Dwayne Blackaller and Matthew Cameron Clark aren’t writing sci-fi plays, they swear.
“It just so happened that we made one play about monsters, and now we’ve got a play about robots,” concedes Blackaller, referring, first, to last year’s Fukushima nuclear disaster–inspired A Nighttime Survival Guide and, second, to a new work, The Uncanny Valley, running at Boise Contemporary Theater April 2–26. But just as Nighttime was less a play about monsters than about youthful fear and Internet bonding, Uncanny features no herky-jerky humanoids with wires protruding from their backs. Instead, Blackaller describes it as “a play with more serious themes” intended to “make audiences question what it means to be human.”

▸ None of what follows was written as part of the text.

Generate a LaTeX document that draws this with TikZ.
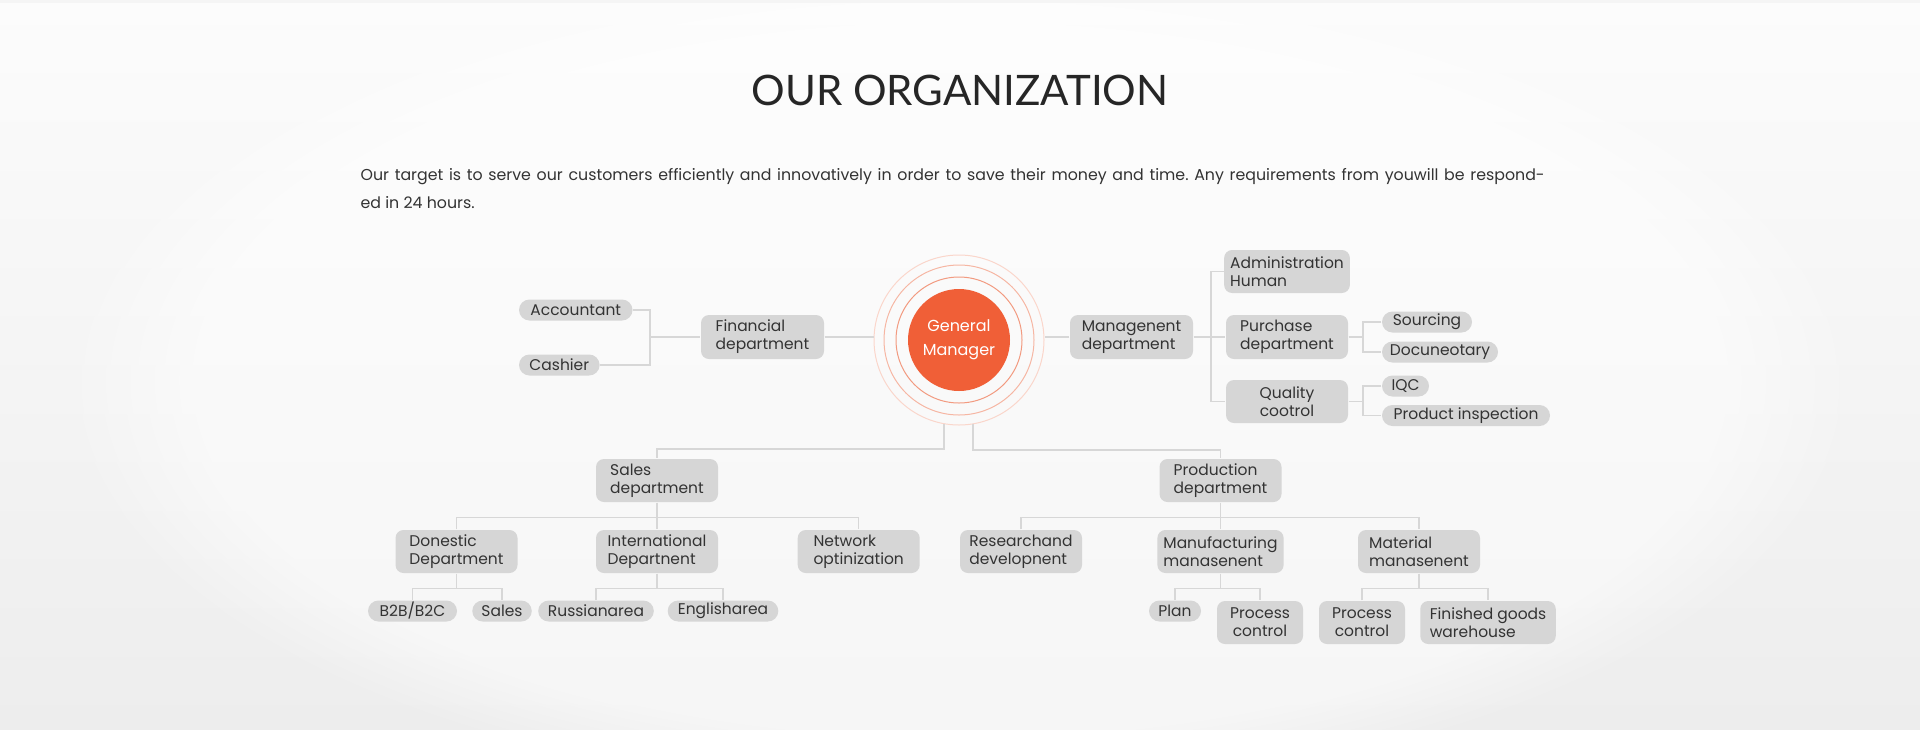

Set 150 years in the future, The Uncanny Valley follows a photographer invited to an artist’s retreat where she meets a mysterious caretaker named Stanley and learns secrets about the family that created him.
“Yes, Stanley’s an automaton,” admits Blackaller, whose co-author, Clark, is also BCT’s artistic director. “But there aren’t really any science fiction elements other than created people.” The theatre’s resident designer, Michael Baltzell, has a few tricks up his sleeve, Blackaller says. “But we’re carefully avoiding anything that would be better in a movie.”
The title is a term coined by a Japanese roboticist to “describe the phenomenon that occurs when we see something almost real but not quite—the uneasy revulsion toward things that are nearly human. It’s the reason you don’t see mannequins with realistic eyes and eyelashes anymore.” And who wants realism in their robot play, sci-fi or no?